My new project is a single player strategy RPG where you control up to 15 characters at the same time and battle monsters on, to start with, gridded map.

No single raindrop believes it is to blame for the flood.

Tuesday, May 12, 2009

Recent development

Recently I took up the work on this project again and I finished the automatic testing part quite quickly, once I started to work with the interactive part I realized that all the code I put in the interactive test class I realized it worked more or less the way I wanted to, but the code was messy and it took a long time to extract it to what I call event classes; I now have action events and item events. This was the first step to going away from playing in a console window and building a guided user interface instead, I managed to sort the test class out and make an interface for I/O and set up a GUI to display and get choices from instead, also for testing purposes I created a third implementation of that interface which always gave fixed returns and displayed the same as the original test class. Finally the differences between the tests were so insignificant I could use the same code for all and from that I created a driver class, which is the main thread of the game.

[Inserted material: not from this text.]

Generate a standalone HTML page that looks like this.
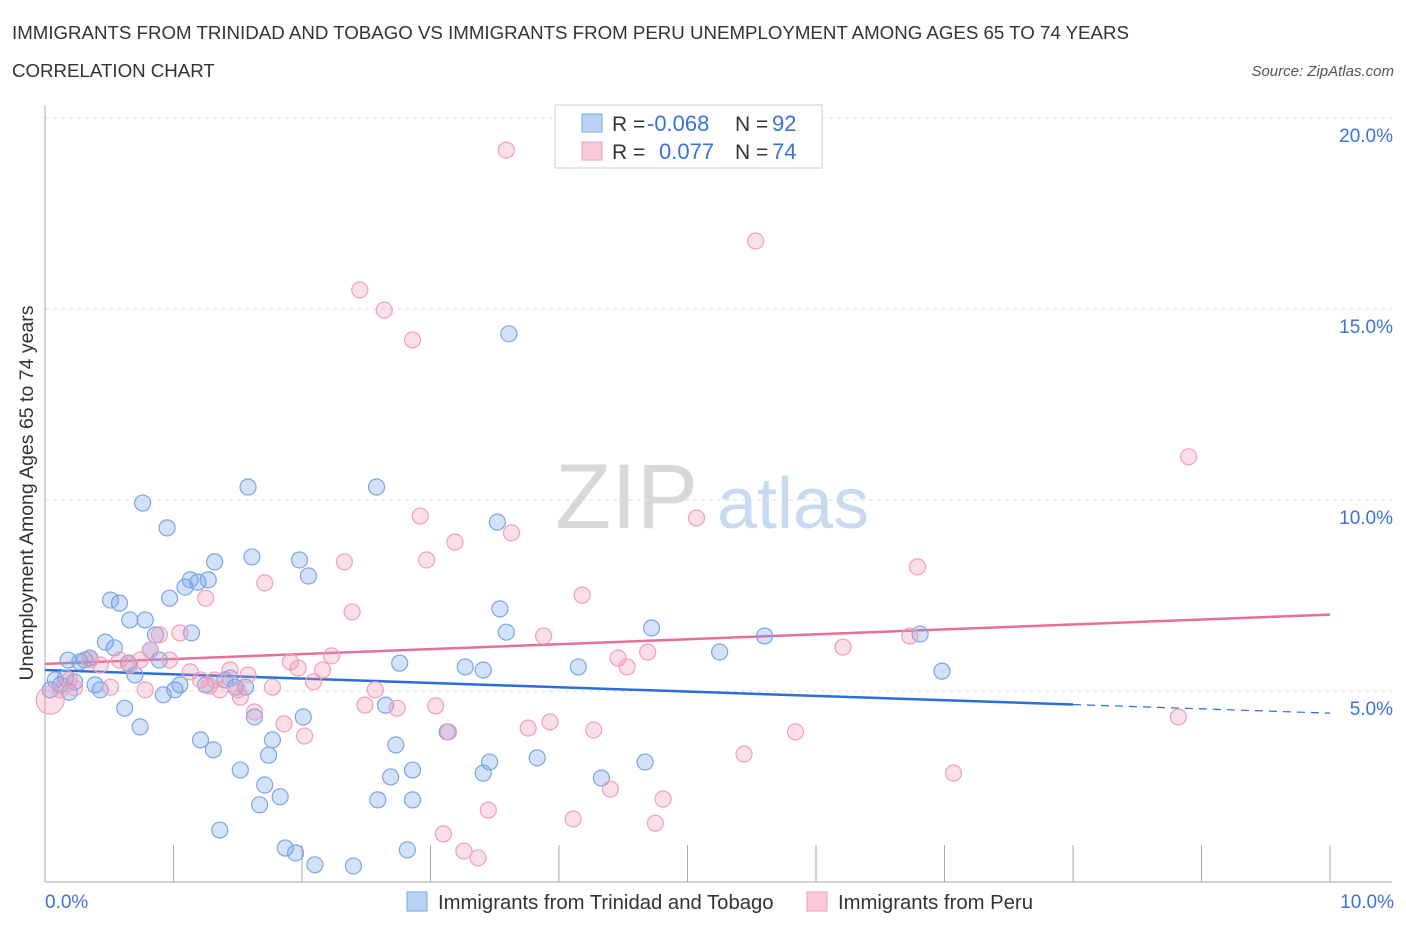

Parallel with this I worked on stages, jobs, monsters, skills and items where I managed to implement all of these using simple configuration files and the properties class, this way I have created all but the agility job among the base jobs and one or two jobs for higher grades. Stages full with monsters and item rewards at the end ranges from stage 0 to stage 7 now, with stage 6 as a boss, I’m only satisfied with the story behind stage 0 and 1 though, the introduction and tutorial stages. For each stage there will be a lot of work needed with the balance but as long as I haven’t finished the jobs and their skills there is not much point in working on balance questions, the new timing attribute I will add today will also affect balance greatly.

Timing

Even if it is a turn based game still I will introduce a timing feature; basically all actions will take a specified amount of time and cannot do anything new until this time has passed. I have already in skills set two variables, cast time and cool down, and all weapons also has the cool down variable. To start with I will let all actions be instant and only work with cool down. It feels somehow more realistic and easier to imagine to work in seconds therefore I will set a normal cool down, or a normal action, to about 2 to 3 seconds, the representation for this, however, will be in hundreds of a second, each countdown will be .1 seconds at a time, which will basically be a turn, and decrease countdown value by 10, this can be increased though and that is why the representation is larger; with increased speed a higher value, such as 11 or 12 will be deducted each .1 second, giving a 10% or 20% speed increase respectively. The time variable will lie in the unit and counted down on each iteration, a unit will not be selected to do an action if the value is higher than zero.

Tanking

My original thought on how the battle strategy and monster AI should work is quite similar to WOW were you have a threat value and threat range; basically each monster will have a priority list with each player in it and simply attack the one who has built highest threat, action would cause threat to rise depending on distance and action. For example a damage spell like firebolt does X damage and raises the threat by X times f(distance), where f is function that reasonably decreases with distance. However since damage dealers would reasonably do much more damage than tanks they would easily steal the position as target, to counter this the tank uses skills which does additional threat even though damage is low, and other skills that only exist for threat building and/or forcing the user to be the target of the target for some time, so called taunts, another way to counter the higher threat from damage dealers is to let them have skills with reduced threat or have skills that reduces the threat value of enemies, single or all. Finally to make it a bit more difficult each action should affect all enemies within a distance, forcing the tank to divide his attention to several targets or have several tanks, this will require the tank to have skills that build threat very quickly and/or skills that can build threat on several enemies at the same time. Outside the threat distance enemies will not raise their threat value, and as long as their threat level is below zero they will not attack anyone.

The new idea that Kei introduced to me yesterday is more dependent on the positioning of characters; basically the monster will chose a target based on some value, perhaps can use something similar to a threat value, but as the enemy moves and attacks it will do so with the first target it can find along the way, e.g. if you place your tank between the enemy and the target the enemy will automatically attack the tank. There will have to be a form of calculation where the targeting system decides on a path from the unit to preferred target, and then basically simulating a walk over that path and picking out the first target available as the real target, this could also include positions neighboring the path.

I guess I could use a combination of the two, basically making it more difficult for the tank to hold a high threat level but allowing positioning to matter, so that even if a tank loses the main target position he will still take the damage as long as he is standing between the enemy and the preferred target, giving the tank a chance to build up threat again.